Select the lines of the records containing the word "file" and list them.

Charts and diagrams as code
━━━

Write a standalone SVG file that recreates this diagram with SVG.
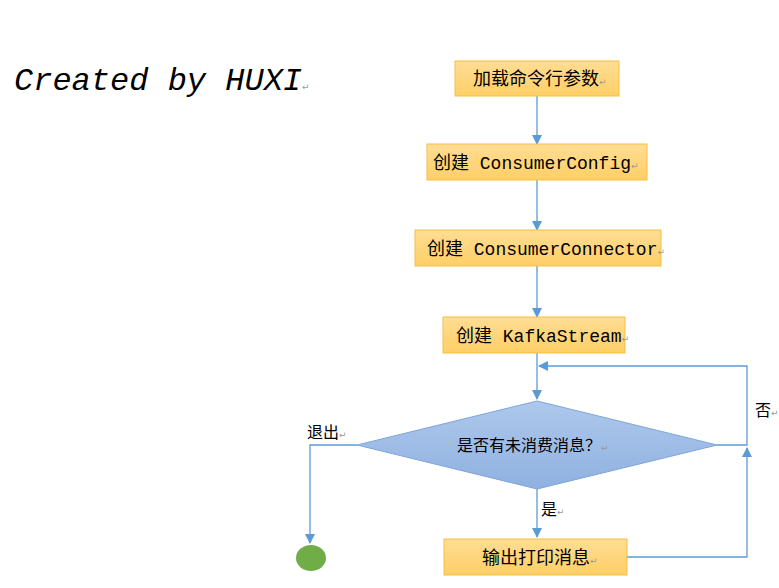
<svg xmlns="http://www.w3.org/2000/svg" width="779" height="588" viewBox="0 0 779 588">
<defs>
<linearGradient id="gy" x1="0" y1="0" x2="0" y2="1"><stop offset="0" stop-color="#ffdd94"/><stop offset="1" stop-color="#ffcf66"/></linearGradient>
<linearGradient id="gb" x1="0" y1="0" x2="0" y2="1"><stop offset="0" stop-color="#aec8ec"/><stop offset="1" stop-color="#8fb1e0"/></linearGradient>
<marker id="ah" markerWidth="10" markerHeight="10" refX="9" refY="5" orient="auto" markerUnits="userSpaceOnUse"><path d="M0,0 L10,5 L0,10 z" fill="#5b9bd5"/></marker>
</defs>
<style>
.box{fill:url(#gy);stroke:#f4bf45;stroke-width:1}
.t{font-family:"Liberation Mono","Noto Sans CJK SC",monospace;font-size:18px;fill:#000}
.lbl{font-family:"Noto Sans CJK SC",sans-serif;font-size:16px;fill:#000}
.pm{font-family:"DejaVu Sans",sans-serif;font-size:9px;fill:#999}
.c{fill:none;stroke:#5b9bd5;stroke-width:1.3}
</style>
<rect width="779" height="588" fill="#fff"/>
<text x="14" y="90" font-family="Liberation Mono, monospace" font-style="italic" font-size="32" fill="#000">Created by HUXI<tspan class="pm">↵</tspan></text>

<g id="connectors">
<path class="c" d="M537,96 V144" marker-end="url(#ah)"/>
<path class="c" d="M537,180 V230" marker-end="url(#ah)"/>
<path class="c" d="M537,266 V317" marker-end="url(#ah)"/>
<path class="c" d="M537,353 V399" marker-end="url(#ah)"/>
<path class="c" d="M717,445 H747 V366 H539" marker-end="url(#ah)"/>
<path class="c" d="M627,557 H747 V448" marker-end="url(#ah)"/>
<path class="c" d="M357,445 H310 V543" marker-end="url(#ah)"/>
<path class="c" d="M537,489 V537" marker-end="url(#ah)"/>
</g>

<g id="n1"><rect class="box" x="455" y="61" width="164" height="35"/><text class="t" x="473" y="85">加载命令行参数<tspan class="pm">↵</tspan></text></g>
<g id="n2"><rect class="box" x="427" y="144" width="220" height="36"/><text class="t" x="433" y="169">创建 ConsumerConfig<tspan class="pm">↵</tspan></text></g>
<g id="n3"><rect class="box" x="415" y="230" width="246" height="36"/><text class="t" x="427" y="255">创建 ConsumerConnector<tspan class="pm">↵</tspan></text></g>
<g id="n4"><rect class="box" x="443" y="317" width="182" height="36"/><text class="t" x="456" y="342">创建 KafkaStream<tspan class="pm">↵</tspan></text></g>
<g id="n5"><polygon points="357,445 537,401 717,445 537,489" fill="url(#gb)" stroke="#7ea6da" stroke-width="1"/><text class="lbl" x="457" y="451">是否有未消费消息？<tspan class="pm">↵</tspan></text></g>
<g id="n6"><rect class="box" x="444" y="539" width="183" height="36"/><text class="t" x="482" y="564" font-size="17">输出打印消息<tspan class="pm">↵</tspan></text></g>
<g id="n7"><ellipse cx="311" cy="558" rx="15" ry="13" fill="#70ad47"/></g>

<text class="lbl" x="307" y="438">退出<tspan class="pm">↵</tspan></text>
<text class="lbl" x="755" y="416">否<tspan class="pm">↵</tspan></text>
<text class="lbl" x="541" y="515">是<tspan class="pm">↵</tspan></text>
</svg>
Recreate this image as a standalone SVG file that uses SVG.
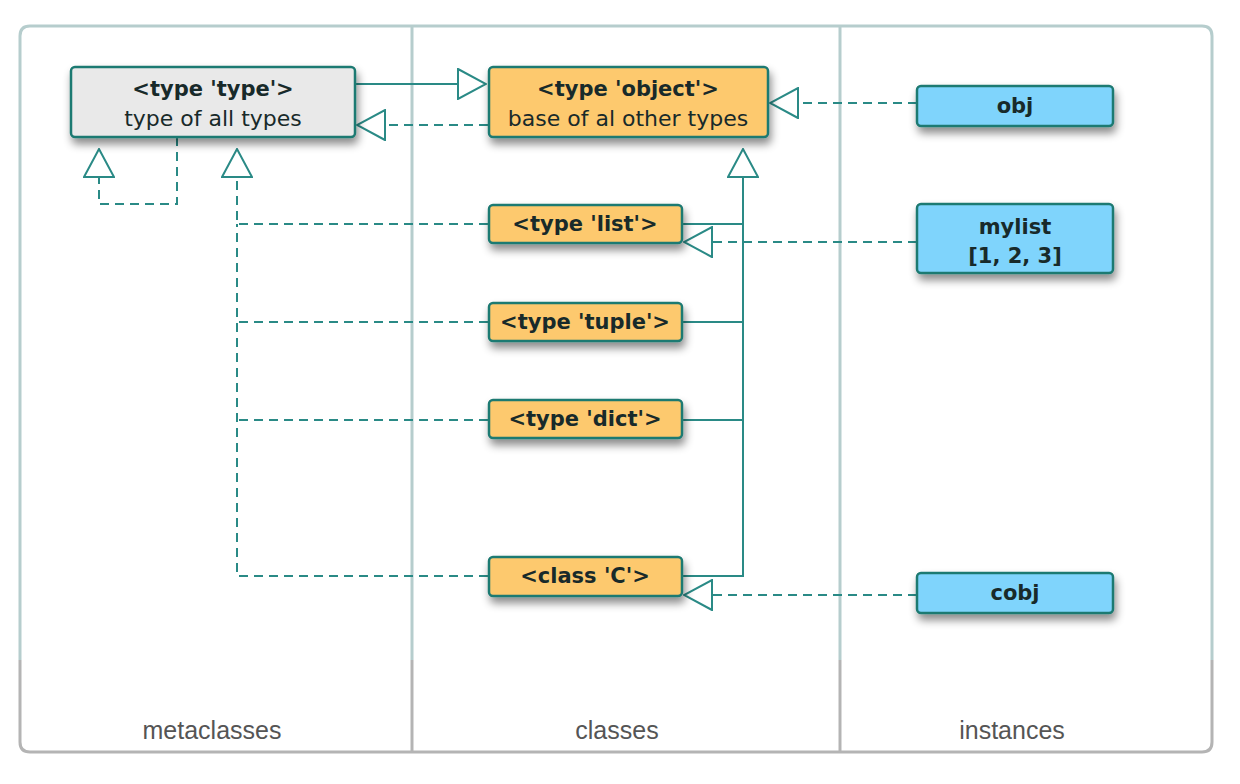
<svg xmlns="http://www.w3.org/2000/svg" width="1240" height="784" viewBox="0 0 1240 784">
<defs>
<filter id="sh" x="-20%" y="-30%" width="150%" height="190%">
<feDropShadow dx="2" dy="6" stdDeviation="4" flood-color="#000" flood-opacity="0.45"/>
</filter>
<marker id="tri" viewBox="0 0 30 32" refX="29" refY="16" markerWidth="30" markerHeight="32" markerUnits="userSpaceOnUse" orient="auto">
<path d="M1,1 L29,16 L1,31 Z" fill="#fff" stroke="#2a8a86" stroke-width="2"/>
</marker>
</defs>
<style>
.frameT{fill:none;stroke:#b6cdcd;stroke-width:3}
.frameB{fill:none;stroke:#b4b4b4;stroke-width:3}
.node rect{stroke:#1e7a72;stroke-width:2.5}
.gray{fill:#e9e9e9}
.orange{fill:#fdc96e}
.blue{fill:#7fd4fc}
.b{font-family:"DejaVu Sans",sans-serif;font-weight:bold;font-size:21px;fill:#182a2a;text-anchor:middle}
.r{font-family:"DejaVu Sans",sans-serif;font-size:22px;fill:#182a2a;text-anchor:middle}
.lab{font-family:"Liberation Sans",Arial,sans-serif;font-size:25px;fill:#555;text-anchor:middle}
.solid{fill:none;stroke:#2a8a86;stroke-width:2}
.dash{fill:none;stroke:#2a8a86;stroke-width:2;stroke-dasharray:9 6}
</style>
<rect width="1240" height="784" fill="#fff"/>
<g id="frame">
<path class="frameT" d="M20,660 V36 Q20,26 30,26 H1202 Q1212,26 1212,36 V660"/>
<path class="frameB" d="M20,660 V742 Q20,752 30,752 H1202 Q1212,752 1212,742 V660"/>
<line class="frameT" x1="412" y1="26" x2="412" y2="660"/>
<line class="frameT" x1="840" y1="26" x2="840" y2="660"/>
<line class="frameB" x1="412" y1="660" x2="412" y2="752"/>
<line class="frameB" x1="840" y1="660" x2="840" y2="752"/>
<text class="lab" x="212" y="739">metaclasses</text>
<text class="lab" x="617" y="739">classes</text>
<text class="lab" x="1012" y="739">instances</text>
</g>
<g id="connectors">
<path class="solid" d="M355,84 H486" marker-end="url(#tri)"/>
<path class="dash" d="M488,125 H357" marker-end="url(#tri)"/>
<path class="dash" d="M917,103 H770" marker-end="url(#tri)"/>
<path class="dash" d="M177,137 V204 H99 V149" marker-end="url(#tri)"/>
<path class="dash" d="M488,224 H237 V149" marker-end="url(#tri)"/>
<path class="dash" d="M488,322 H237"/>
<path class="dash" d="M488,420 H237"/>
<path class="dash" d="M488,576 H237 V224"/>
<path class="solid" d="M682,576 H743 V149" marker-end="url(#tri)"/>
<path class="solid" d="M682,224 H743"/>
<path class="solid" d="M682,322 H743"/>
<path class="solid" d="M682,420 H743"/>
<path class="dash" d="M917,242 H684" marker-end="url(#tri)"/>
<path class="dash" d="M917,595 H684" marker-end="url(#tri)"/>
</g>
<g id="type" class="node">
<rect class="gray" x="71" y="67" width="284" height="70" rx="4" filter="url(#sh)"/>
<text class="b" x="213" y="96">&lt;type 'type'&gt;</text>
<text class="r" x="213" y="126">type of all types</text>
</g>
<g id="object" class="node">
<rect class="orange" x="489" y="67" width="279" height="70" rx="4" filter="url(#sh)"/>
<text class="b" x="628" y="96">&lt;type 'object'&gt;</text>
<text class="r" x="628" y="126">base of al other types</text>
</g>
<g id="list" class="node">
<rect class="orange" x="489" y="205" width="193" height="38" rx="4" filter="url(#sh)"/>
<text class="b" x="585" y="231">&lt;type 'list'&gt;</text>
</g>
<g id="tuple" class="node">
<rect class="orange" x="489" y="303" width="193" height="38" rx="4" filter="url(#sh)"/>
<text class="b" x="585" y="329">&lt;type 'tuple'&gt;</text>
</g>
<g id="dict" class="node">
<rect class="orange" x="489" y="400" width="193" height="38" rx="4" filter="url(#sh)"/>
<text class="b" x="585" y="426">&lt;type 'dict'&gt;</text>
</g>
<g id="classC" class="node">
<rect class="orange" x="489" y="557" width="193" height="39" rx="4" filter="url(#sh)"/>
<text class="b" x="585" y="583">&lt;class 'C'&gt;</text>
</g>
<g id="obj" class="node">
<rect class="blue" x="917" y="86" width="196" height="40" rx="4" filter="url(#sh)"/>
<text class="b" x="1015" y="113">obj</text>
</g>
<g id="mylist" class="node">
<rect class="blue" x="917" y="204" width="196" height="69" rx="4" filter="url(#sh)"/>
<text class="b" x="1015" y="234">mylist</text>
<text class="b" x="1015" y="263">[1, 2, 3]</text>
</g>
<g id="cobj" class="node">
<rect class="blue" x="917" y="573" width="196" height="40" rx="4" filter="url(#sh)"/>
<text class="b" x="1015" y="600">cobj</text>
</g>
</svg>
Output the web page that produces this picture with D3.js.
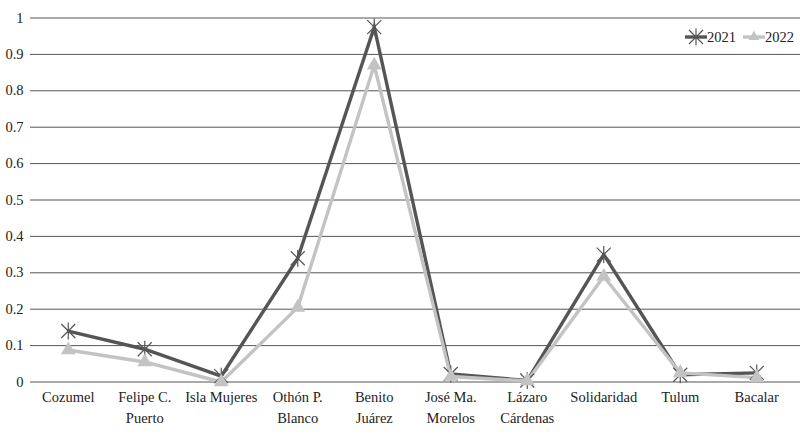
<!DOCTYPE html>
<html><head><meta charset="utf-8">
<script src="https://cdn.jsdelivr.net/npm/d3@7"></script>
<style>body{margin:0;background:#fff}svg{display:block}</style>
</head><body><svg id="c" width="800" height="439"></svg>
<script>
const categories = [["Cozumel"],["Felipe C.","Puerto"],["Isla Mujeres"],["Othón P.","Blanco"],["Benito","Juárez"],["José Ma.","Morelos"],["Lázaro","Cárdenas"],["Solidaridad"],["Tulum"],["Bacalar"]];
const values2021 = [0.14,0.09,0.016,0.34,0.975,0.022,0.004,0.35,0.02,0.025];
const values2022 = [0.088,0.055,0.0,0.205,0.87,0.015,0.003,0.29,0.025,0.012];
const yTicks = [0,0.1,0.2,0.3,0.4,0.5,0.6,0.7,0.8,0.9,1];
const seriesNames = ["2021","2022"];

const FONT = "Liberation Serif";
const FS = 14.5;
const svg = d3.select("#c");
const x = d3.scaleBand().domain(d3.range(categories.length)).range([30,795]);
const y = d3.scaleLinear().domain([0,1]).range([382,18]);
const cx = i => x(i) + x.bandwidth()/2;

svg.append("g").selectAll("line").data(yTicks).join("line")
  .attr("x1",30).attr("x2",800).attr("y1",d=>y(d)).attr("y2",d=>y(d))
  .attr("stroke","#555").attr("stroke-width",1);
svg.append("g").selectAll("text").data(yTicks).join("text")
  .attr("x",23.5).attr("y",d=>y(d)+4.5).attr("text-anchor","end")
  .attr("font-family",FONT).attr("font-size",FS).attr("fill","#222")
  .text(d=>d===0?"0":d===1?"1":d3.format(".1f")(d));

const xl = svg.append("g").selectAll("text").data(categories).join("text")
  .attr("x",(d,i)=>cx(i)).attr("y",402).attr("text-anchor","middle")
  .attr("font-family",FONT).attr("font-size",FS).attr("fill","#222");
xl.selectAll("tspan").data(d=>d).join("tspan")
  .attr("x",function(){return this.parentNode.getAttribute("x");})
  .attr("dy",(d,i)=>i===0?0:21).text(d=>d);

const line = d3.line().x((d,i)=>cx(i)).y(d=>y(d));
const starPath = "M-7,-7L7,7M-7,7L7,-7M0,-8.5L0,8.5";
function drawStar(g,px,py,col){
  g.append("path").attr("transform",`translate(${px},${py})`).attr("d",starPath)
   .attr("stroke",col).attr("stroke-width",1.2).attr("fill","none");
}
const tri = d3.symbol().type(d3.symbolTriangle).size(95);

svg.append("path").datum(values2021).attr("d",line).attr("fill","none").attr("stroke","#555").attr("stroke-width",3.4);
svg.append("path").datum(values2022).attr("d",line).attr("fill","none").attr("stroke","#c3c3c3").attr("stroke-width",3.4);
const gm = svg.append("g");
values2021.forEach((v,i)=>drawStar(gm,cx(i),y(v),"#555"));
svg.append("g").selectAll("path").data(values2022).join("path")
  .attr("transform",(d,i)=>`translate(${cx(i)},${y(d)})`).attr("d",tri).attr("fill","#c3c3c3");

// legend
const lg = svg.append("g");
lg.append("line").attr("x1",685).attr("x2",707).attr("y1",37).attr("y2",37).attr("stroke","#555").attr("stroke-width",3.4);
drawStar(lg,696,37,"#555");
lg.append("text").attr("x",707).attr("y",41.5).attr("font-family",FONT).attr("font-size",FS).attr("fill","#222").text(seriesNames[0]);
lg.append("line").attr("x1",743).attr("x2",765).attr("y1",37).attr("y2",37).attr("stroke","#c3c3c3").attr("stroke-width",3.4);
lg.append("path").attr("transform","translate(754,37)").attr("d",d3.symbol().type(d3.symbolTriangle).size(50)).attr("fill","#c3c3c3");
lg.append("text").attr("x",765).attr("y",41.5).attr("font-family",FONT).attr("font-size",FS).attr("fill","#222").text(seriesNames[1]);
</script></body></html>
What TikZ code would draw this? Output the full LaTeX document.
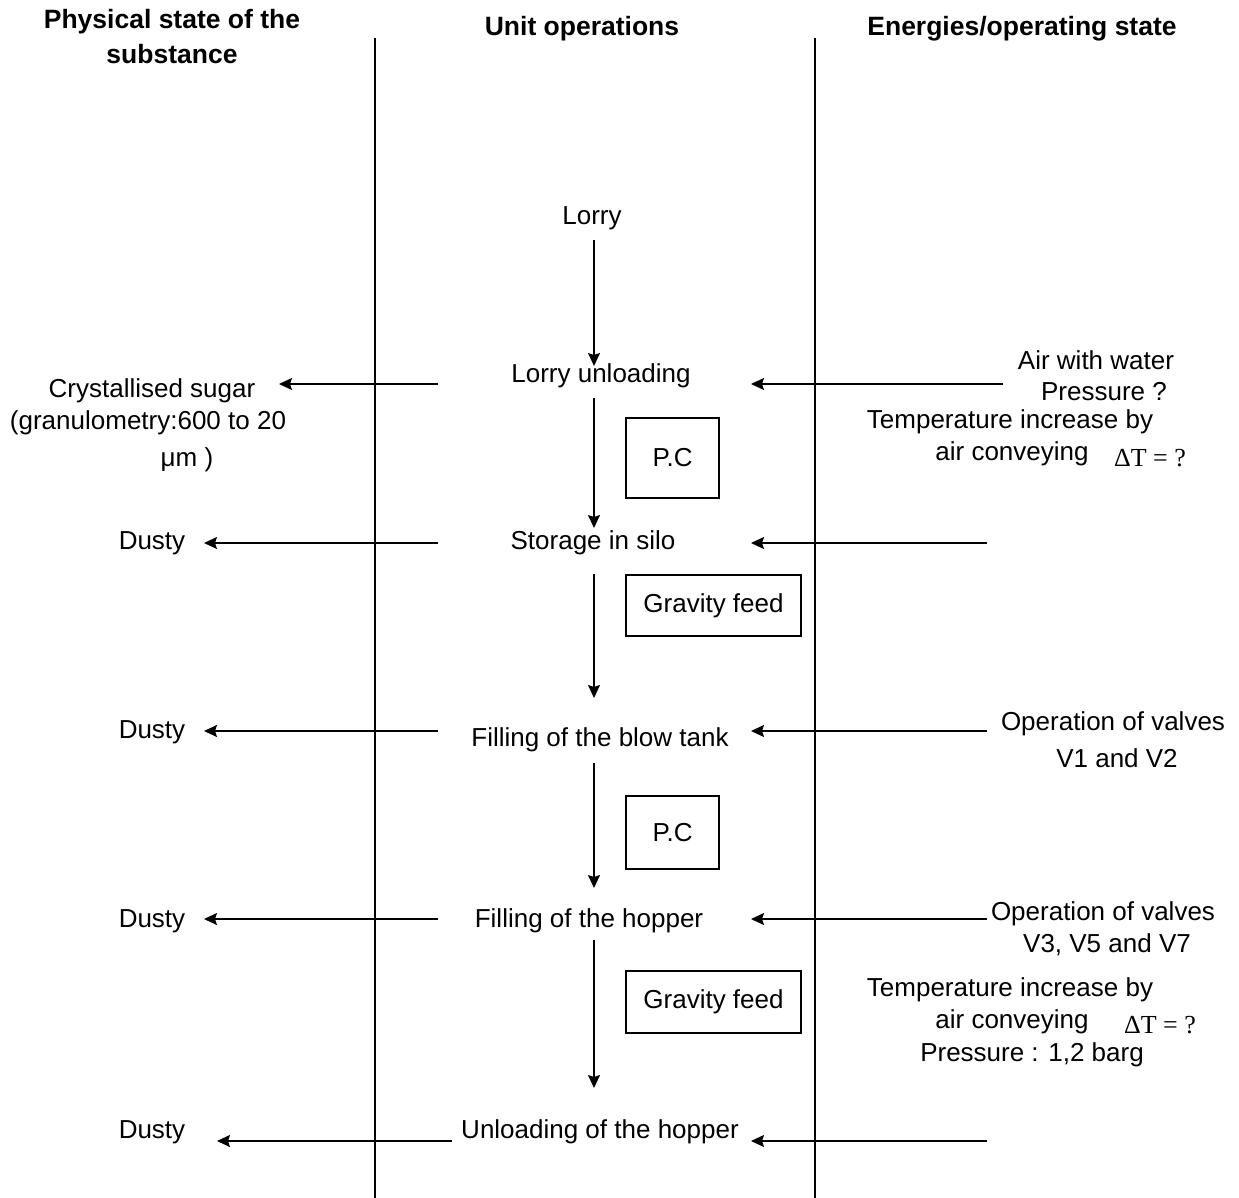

━━━

ANSWER TO THE TASK -
Write a standalone SVG file that recreates this diagram with SVG.
Recreate this image as a standalone SVG file that uses SVG.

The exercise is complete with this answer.